Wednesday, October 21, 2020
Mises’s Position on Socialist Calculation Emerged Out of His “The Theory of Money and Credit” (1912)
Finally, the unique root of Mises’s position, and one that distinguishes him and his “socialist impossibility” thesis from Hayek and the Hayekians, has been neglected until the present day. And this neglect has persisted despite Mises’s own explicit avowal in his memoirs of the root and groundwork of his calculation thesis. For Mises was not, like Hayek and his followers, concentrating on the flaws in the general equilibrium model when he arrived at his position; nor was he led to his discussion solely by the triumph of the socialist revolution in the Soviet Union. For Mises records that his position on socialist calculation emerged out of his first great work, The Theory of Money and Credit (1912).

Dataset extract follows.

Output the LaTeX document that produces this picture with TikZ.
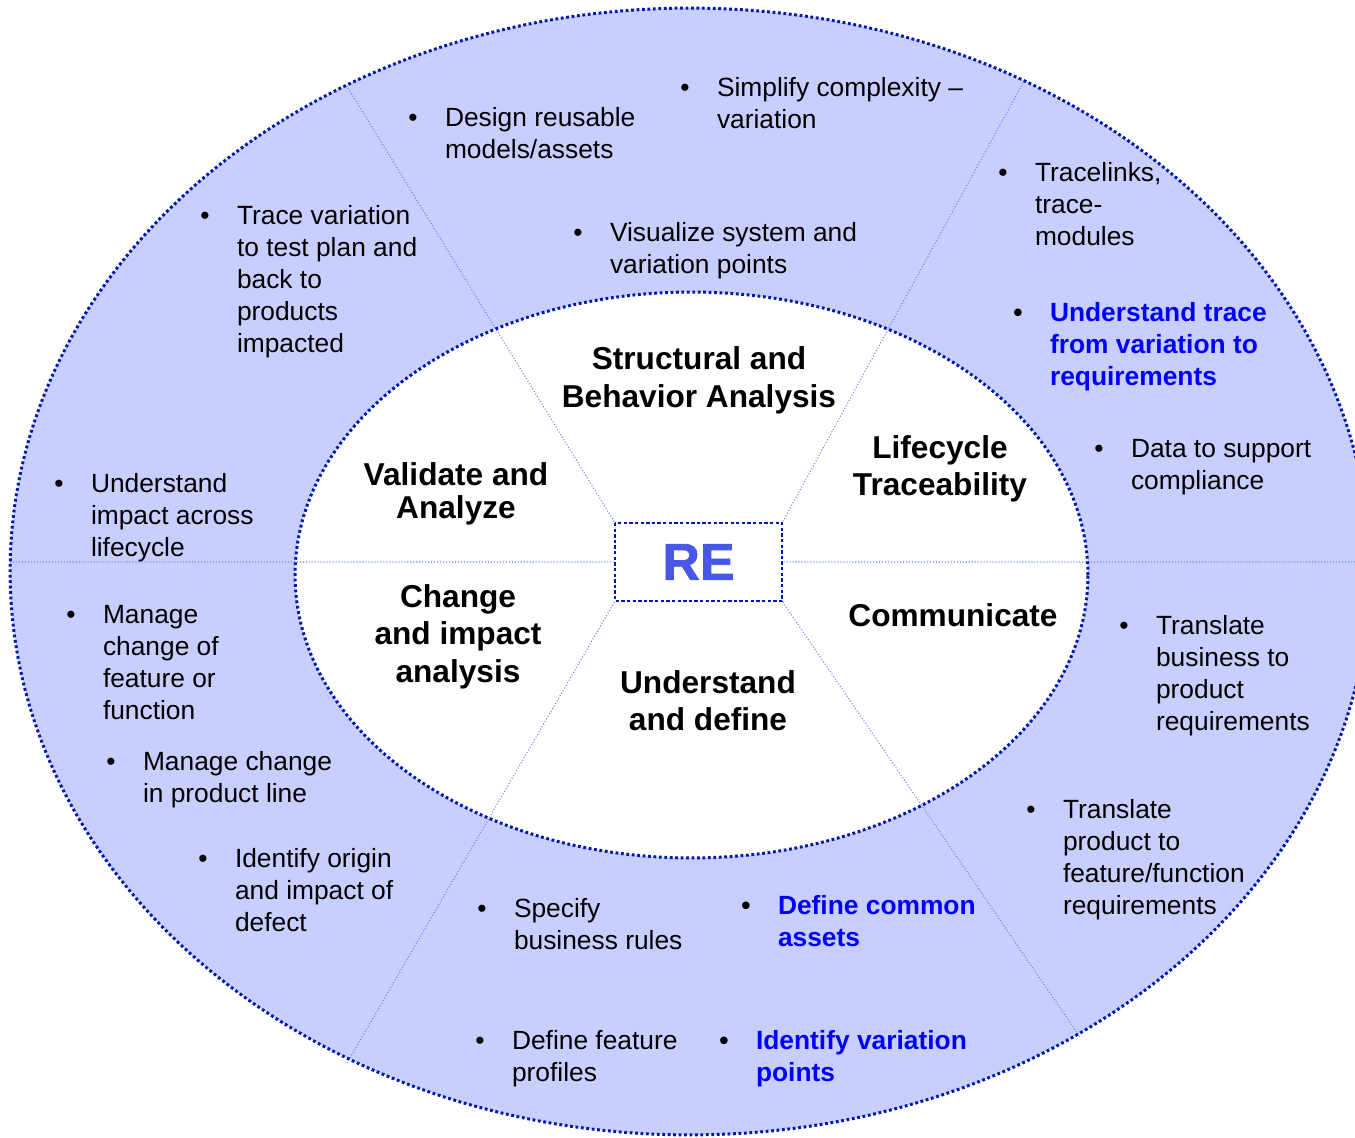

In the course of that notable integration of monetary theory and “micro” marginal utility theory, Mises was one of the very first to realize that subjective valuations of the consumers (and of laborers) on the market are purely ordinal, and are in no way measurable. But market prices are cardinal and measurable in terms of money, and market money prices bring goods into cardinal comparability and calculation (e.g., a $10 hat is “worth” five times as much as a $2 loaf of bread). But Mises realized that this insight meant it was absurd to say (as Schumpeter would) that the market “imputes” the values of consumer goods back to the factors of production. Values are not directly “imputed”; the imputation process works only indirectly, by means of money prices on the market. Therefore socialism, necessarily devoid of a market in land and capital goods, must lack the ability to calculate and compare goods and services, and therefore any rational allocation of productive resources under socialism is indeed impossible.